A Barcellona, ieri, molti passanti dalle parti della Rambla, si affannavano a fare fotografie e video coi telefonini. C’è stato un attentato, con morti e decine di feriti. Eppure c’era più gente a fotografare che a soccorrere le vittime. Perché? Forse perché, come pensa il sociologo Zygmunt Bauman, siamo nel secolo degli spettatori: “L’accesso d’informazione ha smesso di avere bisogno persino della vicinanza a una presa telefonica». Non esistono più distanze. Per questo siamo ormai tutti “spettatori. Credo che da queste considerazioni di Bauman, possano derivare altre riflessioni.

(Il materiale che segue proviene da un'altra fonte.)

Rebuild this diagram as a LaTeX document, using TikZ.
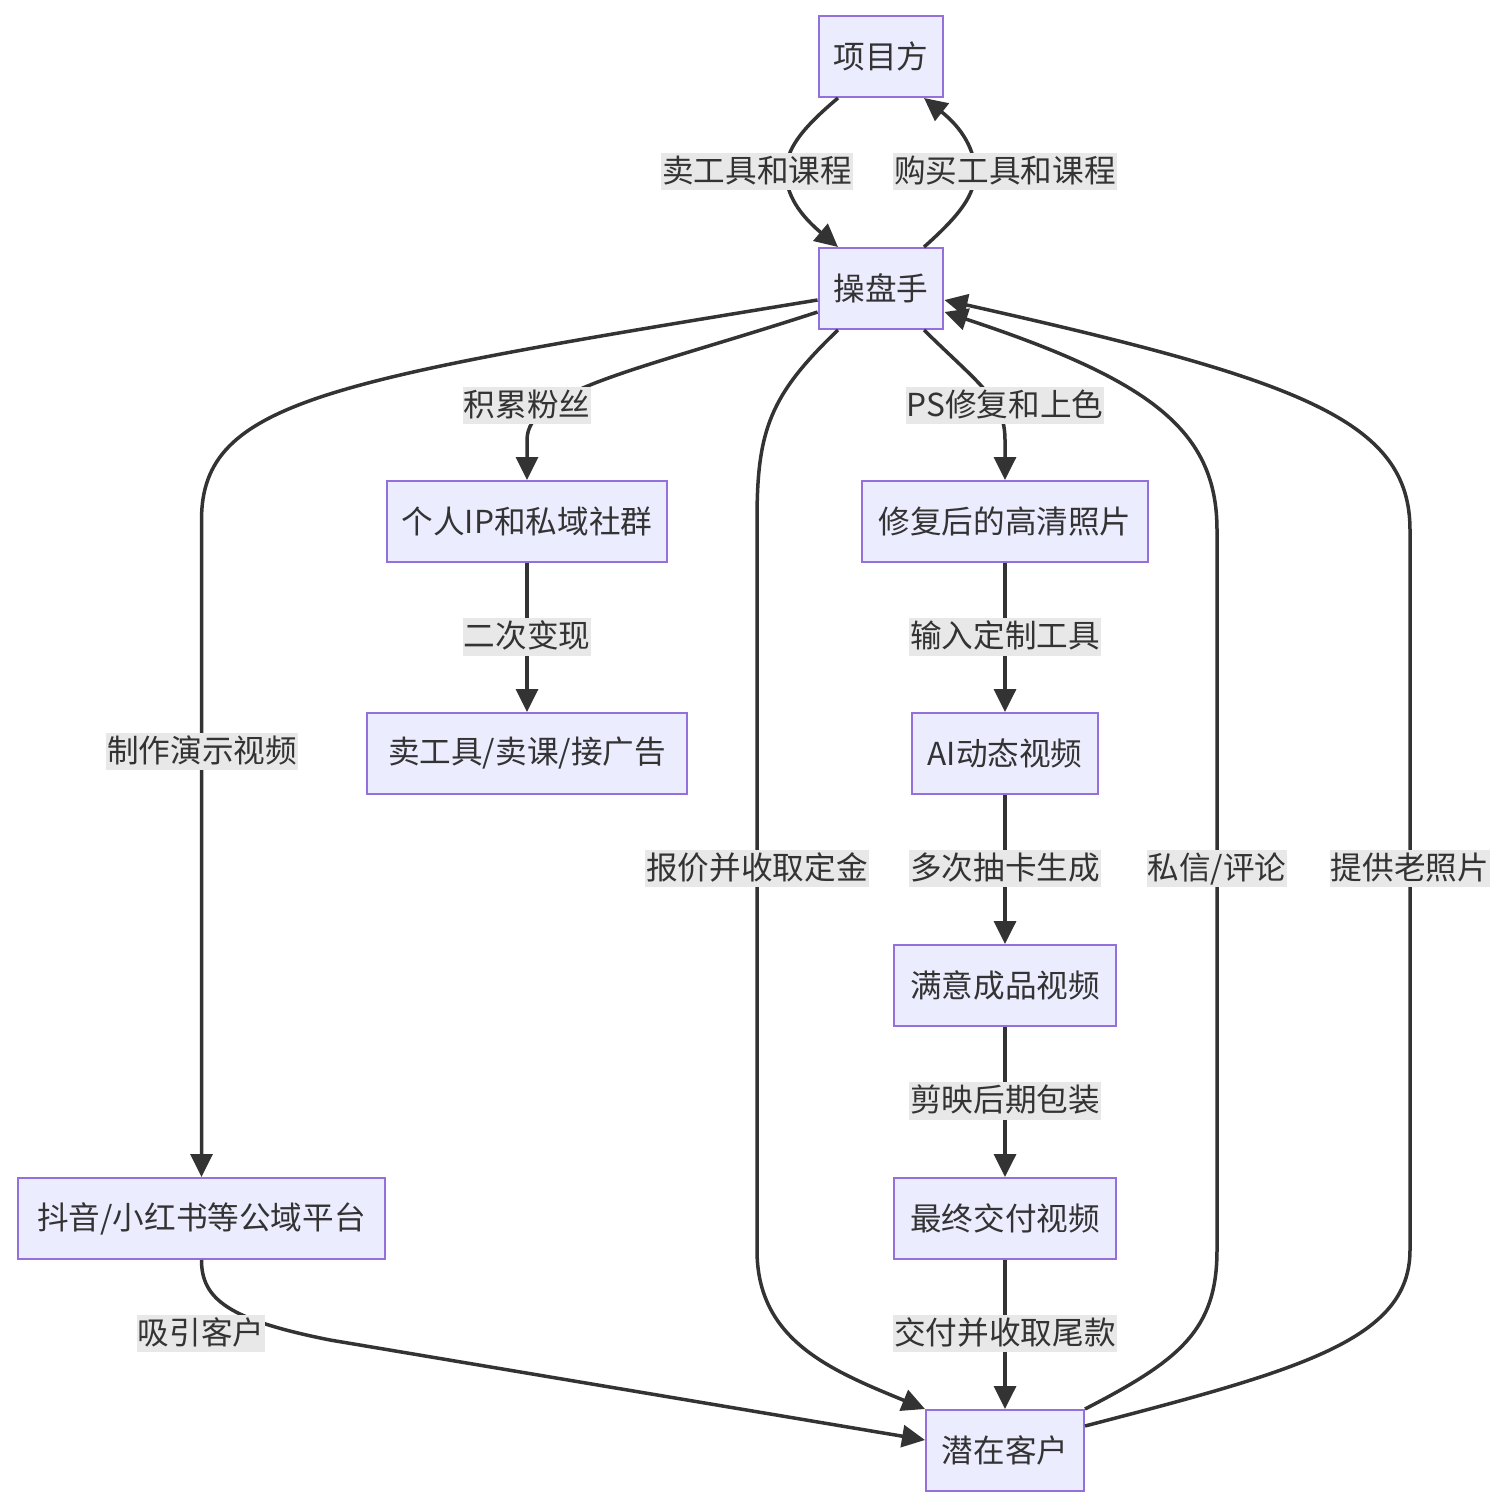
\documentclass[tikz,border=0pt]{standalone}
\usepackage{fontspec}
\setmainfont{Noto Sans CJK SC}
\usetikzlibrary{arrows.meta,calc}
\definecolor{nodefill}{HTML}{ECECFF}
\definecolor{nodeline}{HTML}{9370DB}
\definecolor{ink}{HTML}{333333}
\definecolor{lblbg}{HTML}{E8E8E8}
\begin{document}
\begin{tikzpicture}[x=0.02cm,y=-0.02cm,
  box/.style={draw=nodeline, fill=nodefill, line width=0.04cm, minimum height=1.62cm,
    inner xsep=0.3cm, text=ink, font=\fontsize{18}{22}\selectfont},
  conn/.style={draw=ink, line width=0.07cm, -{Triangle[length=0.46cm,width=0.44cm]}},
  lbl/.style={fill=lblbg, text=ink, inner xsep=0.5pt, inner ysep=0pt,
    text height=16.6pt, text depth=4.5pt, font=\fontsize{18}{22}\selectfont}]
\useasboundingbox (0,0) rectangle (1508,1508);

% nodes
\node[box] (xm) at (881,56.5) {项目方};
\node[box] (cp) at (881,288.5) {操盘手};
\node[box, minimum width=5.6cm] (ip) at (527,521.5) {个人IP和私域社群};
\node[box, minimum width=5.72cm] (hd) at (1005,521.5) {修复后的高清照片};
\node[box, minimum width=6.4cm] (sell) at (527,753.5) {卖工具/卖课/接广告};
\node[box, minimum width=3.72cm] (ai) at (1005,753.5) {AI动态视频};
\node[box, minimum width=4.44cm] (ok) at (1005,985.5) {满意成品视频};
\node[box, minimum width=7.34cm] (dy) at (201.5,1218.5) {抖音/小红书等公域平台};
\node[box, minimum width=4.44cm] (fin) at (1005,1218.5) {最终交付视频};
\node[box, minimum width=3.16cm] (kh) at (1005,1450.5) {潜在客户};

% connectors
\draw[conn] ($(xm.south)+(-43,0)$) .. controls (800,130) and (786,150) .. (786,172)
  .. controls (786,195) and (800,215) .. ($(cp.north)+(-43,0)$);
\draw[conn] ($(cp.north)+(43,0)$) .. controls (960,215) and (975,195) .. (975,172)
  .. controls (975,150) and (962,128) .. ($(xm.south)+(43,0)$);
\draw[conn] ($(cp.west)+(0,11.5)$) .. controls (330,380) and (201.5,400) .. (201.5,520) -- (dy.north);
\draw[conn] ($(cp.west)+(0,23.5)$) .. controls (640,370) and (527,390) .. (527,440) -- (ip.north);
\draw[conn] ($(cp.south)+(-43,0)$) .. controls (770,395) and (757,430) .. (757,520) -- (757,1250)
  .. controls (757,1340) and (830,1370) .. (kh.north west);
\draw[conn] ($(cp.south)+(43,0)$) .. controls (980,385) and (1005,400) .. (1005,440) -- (hd.north);
\draw[conn] (kh.north east) .. controls (1180,1360) and (1217,1330) .. (1217,1250) -- (1217,530)
  .. controls (1217,430) and (1150,380) .. ($(cp.east)+(0,23.5)$);
\draw[conn] ($(kh.east)+(0,-24.5)$) .. controls (1300,1370) and (1410,1340) .. (1410,1250) -- (1410,530)
  .. controls (1410,420) and (1300,380) .. ($(cp.east)+(0,11.5)$);
\draw[conn] (ip) -- (sell);
\draw[conn] (hd) -- (ai);
\draw[conn] (ai) -- (ok);
\draw[conn] (ok) -- (fin);
\draw[conn] (fin) -- (kh);
\draw[conn] (dy.south) .. controls (201.5,1300) and (230,1320) .. (330,1340) -- ($(kh.west)+(0,-10.5)$);

% labels
\node[lbl] (l1) at (757,171.5) {卖工具和课程};
\node[lbl] (l2) at (1005,171.5) {购买工具和课程};
\node[lbl] (l3) at (527,405.5) {积累粉丝};
\node[lbl] (l4) at (1005,405.5) {PS修复和上色};
\node[lbl] (l5) at (527,637) {二次变现};
\node[lbl] (l6) at (1005,637) {输入定制工具};
\node[lbl] (l7) at (202,751.5) {制作演示视频};
\node[lbl] (l8) at (757,868.5) {报价并收取定金};
\node[lbl] (l9) at (1005,868.5) {多次抽卡生成};
\node[lbl] (l10) at (1217,868.5) {私信/评论};
\node[lbl] (l11) at (1410,868.5) {提供老照片};
\node[lbl] (l12) at (1005,1101) {剪映后期包装};
\node[lbl] (l13) at (1005,1333.5) {交付并收取尾款};
\node[lbl] (l14) at (201,1333.5) {吸引客户};
\end{tikzpicture}
\end{document}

La continua catena di episodi terroristici, negli ultimi anni, pone, secondo me, altre questioni. L’eccesso di informazione, la ridondanza delle notizie e la ripetitività del dibattito intorno agli accadimenti, sempre uguali. Tutto questo ci porta al superamento della condizione di “spettatori tout court”, rendendoci “spettatori distratti, superficiali, annoiati”. Del dolore degli altri facciamo un’esperienza distante che diventa sempre più “distaccata”. Dopo un episodio terroristico, fateci caso, si scatenano i media indossando lo stesso vestito dell’episodio precedente. Stesse parole, medesime considerazioni, dibattiti fotocopia, discorsi sempre uguali, solita litania per le vittime. Nulla cambia. Intanto ci sarà un altro episodio.

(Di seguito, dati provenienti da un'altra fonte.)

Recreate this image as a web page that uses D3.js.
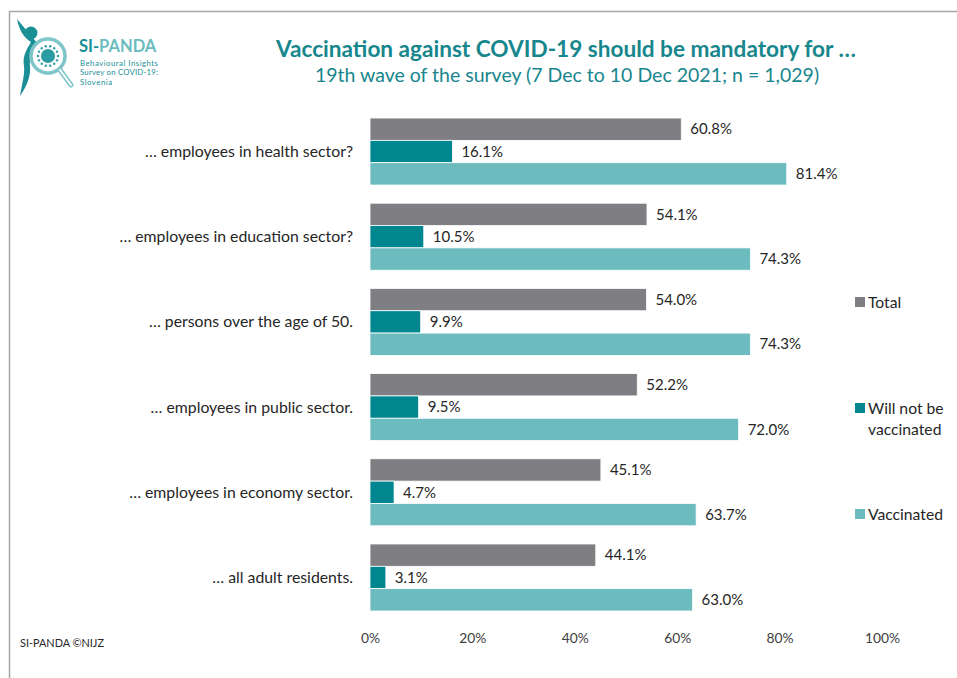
<!DOCTYPE html>
<html>
<head>
<meta charset="utf-8">
<script src="https://cdn.jsdelivr.net/npm/d3@7"></script>
<style>
  html, body { margin: 0; padding: 0; background: #fff; }
  svg { display: block; font-family: Lato, "Open Sans", sans-serif; }
</style>
</head>
<body>
<svg id="chart" width="957" height="678"></svg>
<script>
// Survey questions (categories), top to bottom
const categories = [
  "… employees in health sector?",
  "… employees in education sector?",
  "… persons over the age of 50.",
  "… employees in public sector.",
  "… employees in economy sector.",
  "… all adult residents."
];
// Series names, in bar order within each group
const seriesNames = ["Total", "Will not be vaccinated", "Vaccinated"];
// Percentages per series
const totalValues       = [60.8, 54.1, 54.0, 52.2, 45.1, 44.1];
const notVaccValues     = [16.1, 10.5, 9.9, 9.5, 4.7, 3.1];
const vaccinatedValues  = [81.4, 74.3, 74.3, 72.0, 63.7, 63.0];
// Axis ticks
const tickValues = [0, 20, 40, 60, 80, 100];

const colors = { "Total": "#7f7f83", "Will not be vaccinated": "#00868f", "Vaccinated": "#6cbbbf" };
const seriesValues = [totalValues, notVaccValues, vaccinatedValues];

const svg = d3.select("#chart");

// Frame lines (top and left)
svg.append("path")
  .attr("d", "M9.5,678 V11.5 H957")
  .attr("fill", "none").attr("stroke", "#a6a6a6").attr("stroke-width", 1.5);

// ---- Logo ----
const logo = svg.append("g").attr("class", "logo");
logo.append("circle").attr("cx", 31).attr("cy", 33).attr("r", 6.5).attr("fill", "#1a8f96");
logo.append("path")
  .attr("d", "M17,19 C19,29 23,37 31,42 C27,49 22,56 24,66 C25,74 22,84 20,96 C27,86 31,76 30,66 C29,58 33,50 38,44 Z")
  .attr("fill", "#1a8f96");
logo.append("circle").attr("cx", 48).attr("cy", 56).attr("r", 17)
  .attr("fill", "#fff").attr("stroke", "#7dc5c8").attr("stroke-width", 3.5);
logo.append("line").attr("x1", 60).attr("y1", 70).attr("x2", 71).attr("y2", 85)
  .attr("stroke", "#7dc5c8").attr("stroke-width", 5).attr("stroke-linecap", "round");
logo.append("line").attr("x1", 60).attr("y1", 70).attr("x2", 71).attr("y2", 85)
  .attr("stroke", "#fff").attr("stroke-width", 2).attr("stroke-linecap", "round");
logo.append("circle").attr("cx", 48).attr("cy", 56).attr("r", 7).attr("fill", "#2a9ca2");
const spikes = d3.range(14).map(i => i * 2 * Math.PI / 14);
logo.selectAll("circle.spike").data(spikes).join("circle")
  .attr("class", "spike")
  .attr("cx", a => 48 + 10 * Math.cos(a)).attr("cy", a => 56 + 10 * Math.sin(a))
  .attr("r", 1.2).attr("fill", "#2a9ca2");
logo.append("text").attr("x", 79).attr("y", 52)
  .attr("font-size", 16.5).attr("font-weight", 700).attr("fill", "#1a8f96")
  .text("SI-")
  .append("tspan").attr("fill", "#6cbbbf").text("PANDA");
const logoLines = [
  { text: "Behavioural Insights", len: 78 },
  { text: "Survey on COVID-19:", len: 78 },
  { text: "Slovenia", len: 32 }
];
logoLines.forEach((l, i) => {
  logo.append("text").attr("x", 80).attr("y", 65.5 + i * 9.6)
    .attr("font-size", 7.8)
    .attr("textLength", l.len).attr("lengthAdjust", "spacing")
    .attr("fill", "#1a8f96").text(l.text);
});

// ---- Titles ----
svg.append("text").attr("x", 566).attr("y", 57).attr("text-anchor", "middle")
  .attr("font-size", 22.6).attr("font-weight", 700).attr("fill", "#17868d")
  .text("Vaccination against COVID-19 should be mandatory for …");
svg.append("text").attr("x", 567).attr("y", 82).attr("text-anchor", "middle")
  .attr("font-size", 19.5).attr("fill", "#17868d")
  .text("19th wave of the survey (7 Dec to 10 Dec 2021; n = 1,029)");

// ---- Scales ----
const x = d3.scaleLinear().domain([0, 100]).range([370, 882]);
const y = d3.scaleBand().domain(categories).range([108.9, 620.1]).paddingInner(0.2135).paddingOuter(0.107);
const ySub = d3.scaleBand().domain(seriesNames).range([0, y.bandwidth()]);

// ---- Bars ----
const rows = categories.map((c, i) => ({
  category: c,
  values: seriesNames.map((s, j) => ({ series: s, value: seriesValues[j][i] }))
}));

const groups = svg.append("g").selectAll("g").data(rows).join("g")
  .attr("transform", d => `translate(0,${y(d.category)})`);

groups.selectAll("rect").data(d => d.values).join("rect")
  .attr("x", x(0))
  .attr("y", d => ySub(d.series))
  .attr("width", d => x(d.value) - x(0))
  .attr("height", ySub.bandwidth())
  .attr("fill", d => colors[d.series])
  .attr("stroke", "#fff").attr("stroke-width", 0.8);

groups.selectAll("text.val").data(d => d.values).join("text")
  .attr("class", "val")
  .attr("x", d => x(d.value) + 9)
  .attr("y", d => ySub(d.series) + ySub.bandwidth() / 2)
  .attr("dy", "0.35em")
  .attr("font-size", 15).attr("fill", "#262626")
  .text(d => d.value.toFixed(1) + "%");

// ---- Category labels ----
svg.append("g").selectAll("text").data(categories).join("text")
  .attr("x", 353)
  .attr("y", d => y(d) + y.bandwidth() / 2)
  .attr("dy", "0.35em")
  .attr("text-anchor", "end")
  .attr("font-size", 15.8).attr("fill", "#262626")
  .text(d => d);

// ---- X axis (labels only) ----
const xAxis = d3.axisBottom(x).tickValues(tickValues).tickFormat(d => d + "%").tickSize(0).tickPadding(0);
const axisG = svg.append("g").attr("transform", "translate(0,633)").call(xAxis);
axisG.select(".domain").remove();
axisG.selectAll("text").attr("font-size", 13.8).attr("fill", "#404040").attr("font-family", "Lato, sans-serif");

// ---- Legend ----
const legendItems = [
  { name: "Total", lines: ["Total"], y: 302 },
  { name: "Will not be vaccinated", lines: ["Will not be", "vaccinated"], y: 408 },
  { name: "Vaccinated", lines: ["Vaccinated"], y: 514 }
];
const leg = svg.append("g").selectAll("g").data(legendItems).join("g")
  .attr("transform", d => `translate(855,${d.y})`);
leg.append("rect").attr("x", 0).attr("y", -5).attr("width", 10).attr("height", 10)
  .attr("fill", d => colors[d.name]);
leg.each(function(d) {
  const t = d3.select(this).append("text").attr("x", 13).attr("y", 0)
    .attr("font-size", 15.7).attr("fill", "#262626");
  d.lines.forEach((l, i) => {
    t.append("tspan").attr("x", 13).attr("dy", i === 0 ? "0.35em" : "1.35em").text(l);
  });
});

// ---- Footer ----
svg.append("text").attr("x", 20).attr("y", 647)
  .attr("font-size", 11).attr("fill", "#262626")
  .attr("textLength", 84).attr("lengthAdjust", "spacingAndGlyphs")
  .text("SI-PANDA ©NIJZ");
</script>
</body>
</html>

E questo vale per la cronaca in generale, per le vicende umane che si ripetono e non trovano mai soluzione. Uno stupro, un femminicidio, una guerra, l’eccidio di bambini, immigrati morti, sono accadimenti che producono dibattiti mediatici ai quali ormai siamo abituati perché, da “spettatori”, ascoltiamo sempre le stesse cose. Come nel film “Nuovo cinema paradiso” di Tornatore. Conosciamo a memoria le parole degli ospiti mentre il dibattito nel talk show è in onda. Facciamo fatica a diventare attori, direttamente impegnati sui fronti del cambiamento e delle soluzioni. Quando non siamo spettatori, siamo comparse, mai attori. Che sta succedendo? Ritornano qui le considerazioni di Bauman: “Il nostro è il tempo dell’interregno, un tempo sospeso tra ciò che non è più e ciò che non è ancora”.

Siamo, dunque, in una parentesi, sospesi nel tempo. Perciò è tutto fermo in un presente confuso e inafferrabile, caotico. Una parentesi aperta che non siamo capaci di chiudere. Attenti però. Di questo passo, altro che società liquida. Qui evapora ogni cosa, soprattutto i valori. Un’evaporazione silenziosa, strisciante, che azzera ogni speranza rivoluzionaria. Come un gas invisibile che annienta le coscienze e collassa le menti. Quella parentesi è una gabbia che dondola come un pendolo instabile tra desiderio di libertà e desiderio di sicurezza e che quindi spezza la vita in due. Perché libertà e sicurezza nella vita devono stare insieme. Quella parentesi è aperta per renderci schiavi, ma non è ancora chiusa per darci la sensazione di essere liberi.